Taking a glucose tolerance test during pregnancy is necessary to protect both the mother and fetus. Gestational diabetes is a condition that occurs in a small percentage of pregnant women. Diagnosed during a glucose tolerance test during pregnancy, the condition is treatable for the remaining months of pregnancy. Not treating it can lead to long-lasting consequences for mother and child.
Gestational diabetes is one of three forms of diabetes. It occurs when a pregnant woman's pancreas does not secrete sufficient insulin in response to naturally higher blood glucose levels. The condition develops in 5-10% of pregnancies, with the chances being higher if the woman is overweight or has a history of type two diabetes. Symptoms are identical to that of type two diabetes: excessive thirst and/or increased urination. In most cases, though, the condition is asymptomatic and diagnosed during a glucose tolerance test.

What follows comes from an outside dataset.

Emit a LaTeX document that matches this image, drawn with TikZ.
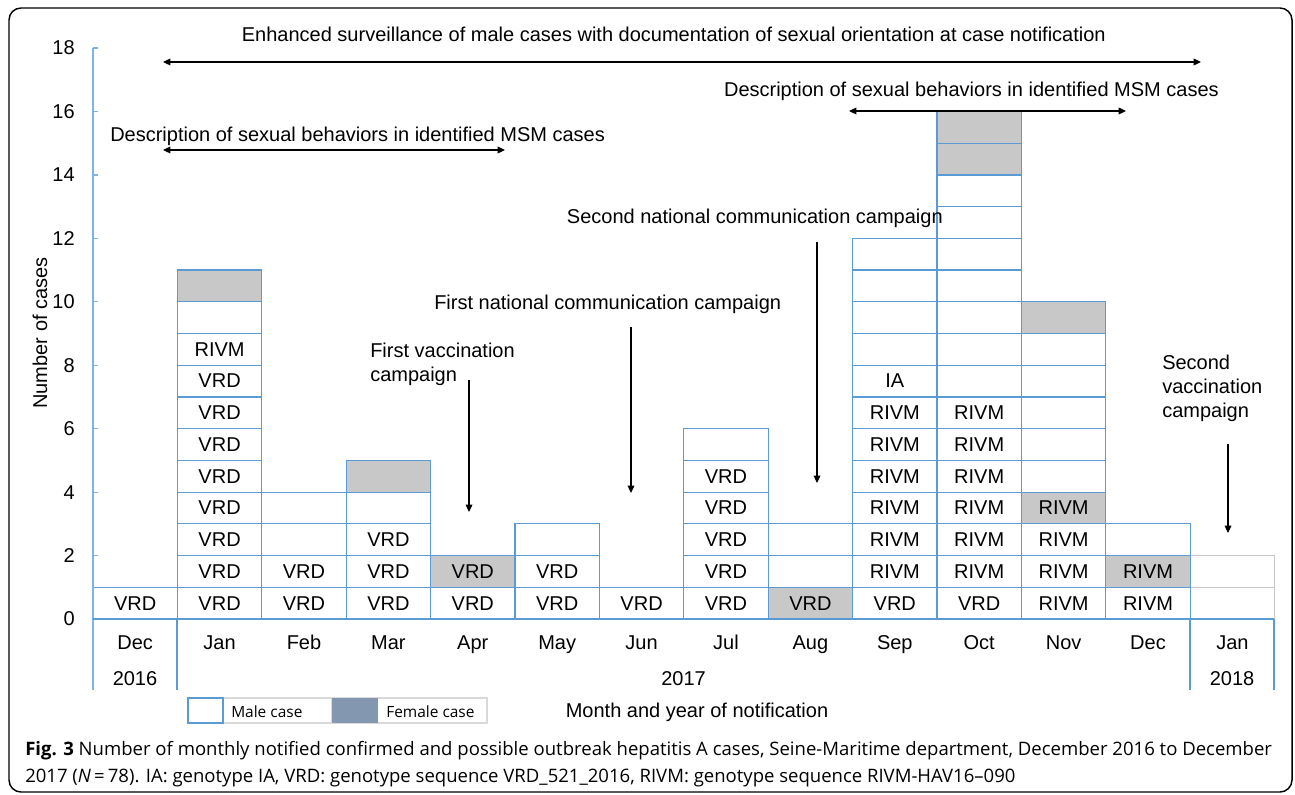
\documentclass[tikz,border=0pt]{standalone}
\usepackage{fontspec}
\setmainfont{Liberation Sans}
\newfontfamily\capfont{Open Sans}
\usetikzlibrary{arrows.meta}
\definecolor{cellblue}{HTML}{5B9BD5}
\definecolor{axisblue}{HTML}{7FB2E5}
\definecolor{cg}{HTML}{C8C8C8}
\definecolor{femcol}{HTML}{8497B0}
\definecolor{lgrey}{HTML}{C8C8C8}
\definecolor{legline}{HTML}{D9D9D9}
\newcommand\chartfont{\fontsize{15pt}{17.6pt}\selectfont}
\newcommand\casecol[2]{%
  \foreach \f/\t [count=\r] in {#2}{%
    \node[cell,fill=\f] (c#1-\r) at ({93+84.4*#1+42.2},{619-31.72*\r+15.86}) {\t};}}
\begin{document}
\begin{tikzpicture}[x=0.75pt,y=-0.75pt,
  cell/.style={draw=cellblue,line width=0.9pt,minimum width=63.3pt,minimum height=23.79pt,inner sep=0pt,font=\chartfont},
  lab/.style={font=\chartfont,inner sep=0pt},
  arr/.style={-{Triangle[length=5.5pt,width=5pt]},line width=0.9pt},
  darr/.style={{Triangle[length=5.5pt,width=5pt]}-{Triangle[length=5.5pt,width=5pt]},line width=0.9pt}]
\useasboundingbox (0,0) rectangle (1295,795);
\draw[line width=1.1pt,rounded corners=9pt] (9,8) rectangle (1292,792);

% Jan 2018 empty cells
\node[cell,draw=lgrey,fill=white] (c13-1) at ({93+84.4*13+42.2},{619-31.72*1+15.86}) {};
\node[cell,draw=lgrey,fill=white] (c13-2) at ({93+84.4*13+42.2},{619-31.72*2+15.86}) {};

% bars
\casecol{0}{white/VRD}
\casecol{1}{white/VRD,white/VRD,white/VRD,white/VRD,white/VRD,white/VRD,white/VRD,white/VRD,white/RIVM,white/{},cg/{}}
\casecol{2}{white/VRD,white/VRD,white/{},white/{}}
\casecol{3}{white/VRD,white/VRD,white/VRD,white/{},cg/{}}
\casecol{4}{white/VRD,cg/VRD}
\casecol{5}{white/VRD,white/VRD,white/{}}
\casecol{6}{white/VRD}
\casecol{7}{white/VRD,white/VRD,white/VRD,white/VRD,white/VRD,white/{}}
\casecol{8}{cg/VRD,white/{},white/{}}
\casecol{9}{white/VRD,white/RIVM,white/RIVM,white/RIVM,white/RIVM,white/RIVM,white/RIVM,white/IA,white/{},white/{},white/{},white/{}}
\casecol{10}{white/VRD,white/RIVM,white/RIVM,white/RIVM,white/RIVM,white/RIVM,white/RIVM,white/{},white/{},white/{},white/{},white/{},white/{},white/{},cg/{},cg/{}}
\casecol{11}{white/RIVM,white/RIVM,white/RIVM,cg/RIVM,white/{},white/{},white/{},white/{},white/{},cg/{}}
\casecol{12}{white/RIVM,cg/RIVM,white/{}}

% axes
\draw[axisblue,line width=0.9pt] (93,48) -- (93,690);
\foreach \v in {0,2,...,18}{
  \draw[axisblue,line width=0.9pt] (93,{619-31.72*\v}) -- (98,{619-31.72*\v});
  \node[lab,anchor=east] (y\v) at (75,{619-31.72*\v}) {\v};
}
\draw[cellblue,line width=0.9pt] (93,619) -- (1274,619);
\draw[cellblue,line width=0.9pt] (177,619) -- (177,690);
\draw[cellblue,line width=0.9pt] (1190,619) -- (1190,690);
\draw[cellblue,line width=0.9pt] (1274,619) -- (1274,690);

\node[lab,rotate=90] (ylab) at (40,333) {Number of cases};

% month labels
\foreach \m [count=\i from 0] in {Dec,Jan,Feb,Mar,Apr,May,Jun,Jul,Aug,Sep,Oct,Nov,Dec,Jan}{
  \node[lab,anchor=base] (m\i) at ({93+84.4*\i+42.2},649) {\m};
}
\node[lab,anchor=base] (yr16) at (135,685) {2016};
\node[lab,anchor=base] (yr17) at (683.5,685) {2017};
\node[lab,anchor=base] (yr18) at (1232,685) {2018};
\node[lab,anchor=base] (xlab) at (697,717) {Month and year of notification};

% annotations
\node[lab,anchor=base east] (enh) at (1106,42) {Enhanced surveillance of male cases with documentation of sexual orientation at case notification};
\coordinate (enhL) at (163,62); \coordinate (enhR) at (1201,62);
\draw[darr] (enhL) -- (enhR);

\node[lab,anchor=base west] (descL) at (110,142) {Description of sexual behaviors in identified MSM cases};
\coordinate (descLa) at (163,150); \coordinate (descLb) at (505,150);
\draw[darr] (descLa) -- (descLb);

\node[lab,anchor=base east] (descR) at (1219,97) {Description of sexual behaviors in identified MSM cases};
\coordinate (descRa) at (849,111); \coordinate (descRb) at (1126,111);
\draw[darr] (descRa) -- (descRb);

\node[lab,anchor=base east] (snc) at (943,223) {Second national communication campaign};
\coordinate (sncA) at (817,242); \coordinate (sncB) at (817,483);
\draw[arr] (sncA) -- (sncB);

\node[lab,anchor=base west] (fnc) at (434,309) {First national communication campaign};
\coordinate (fncA) at (631,327); \coordinate (fncB) at (631,493);
\draw[arr] (fncA) -- (fncB);

\node[lab,anchor=north west,align=left] (fvc) at (370,343) {First vaccination\\campaign};
\coordinate (fvcA) at (469,380); \coordinate (fvcB) at (469,512);
\draw[arr] (fvcA) -- (fvcB);

\node[lab,anchor=north west,align=left,font=\fontsize{15pt}{18pt}\selectfont] (svc) at (1162,355) {Second\\vaccination\\campaign};
\coordinate (svcA) at (1228,444); \coordinate (svcB) at (1228,533);
\draw[arr] (svcA) -- (svcB);

% legend
\draw[legline,line width=0.8pt,fill=white] (188,698) rectangle (487,723);
\draw[legline,line width=0.8pt] (332,698) -- (332,723);
\node[draw=cellblue,fill=white,line width=0.9pt,minimum width=26.25pt,minimum height=18.75pt,inner sep=0pt] (legM) at (205.5,710.5) {};
\node[fill=femcol,minimum width=34.5pt,minimum height=18.75pt,inner sep=0pt] (legF) at (355,710.5) {};
\node[anchor=base west,inner sep=0pt,font=\capfont\fontsize{11.6pt}{13pt}\selectfont] (legMt) at (231,717) {Male case};
\node[anchor=base west,inner sep=0pt,font=\capfont\fontsize{11.6pt}{13pt}\selectfont] (legFt) at (386,717) {Female case};

% caption
\node[anchor=base west,inner sep=0pt,font=\capfont\fontsize{13.9pt}{16pt}\selectfont] (cap1) at (25,755)
  {\makebox[935pt][s]{\textbf{\mbox{Fig. 3}} Number of monthly notified confirmed and possible outbreak hepatitis A cases, Seine-Maritime department, December 2016 to December}};
\node[anchor=base west,inner sep=0pt,font=\capfont\fontsize{13.9pt}{16pt}\selectfont] (cap2) at (25,782)
  {2017 (\textit{N}\,=\,78). IA: genotype IA, VRD: genotype sequence VRD\_521\_2016, RIVM: genotype sequence RIVM-HAV16–090};
\end{tikzpicture}
\end{document}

The glucose tolerance test during pregnancy is identical to the test used to diagnose type one and two diabetes. A woman has a series of blood tests over several hours, before and after ingesting a small amount of pure glucose. If pancreatic function is normal, the body responds by releasing excess insulin and test results do not show a spike in blood glucose. With gestational diabetes, blood glucose remains higher than normal. Test results are generally available before a woman leaves the physician's office.
Most pregnant women who regularly visit their obstetrician have the test during their third trimester. If a woman does not have access to proper medical care, gestational diabetes can have a detrimental effect for mother and child. Children born to women with the untreated condition are more likely to have either low or high birth weight; the latter can necessitate Caesarian section. After pregnancy, mother and child have a greater chance of developing type two diabetes. As of 2011, research into the connection between untreated gestational diabetes and other conditions is under way.
Treating gestational diabetes is similar to treating types one and two diabetes. A woman will need to change her diet, cutting out carbohydrates and sugar; the goal of dietary change is to prevent spikes in blood glucose. Light exercise is sometimes recommended along with regular measuring of blood glucose levels. In very rare cases, medication and/or injecting insulin may be necessary. Taking these steps greatly reduces the likelihood of the side effects described in the previous paragraph.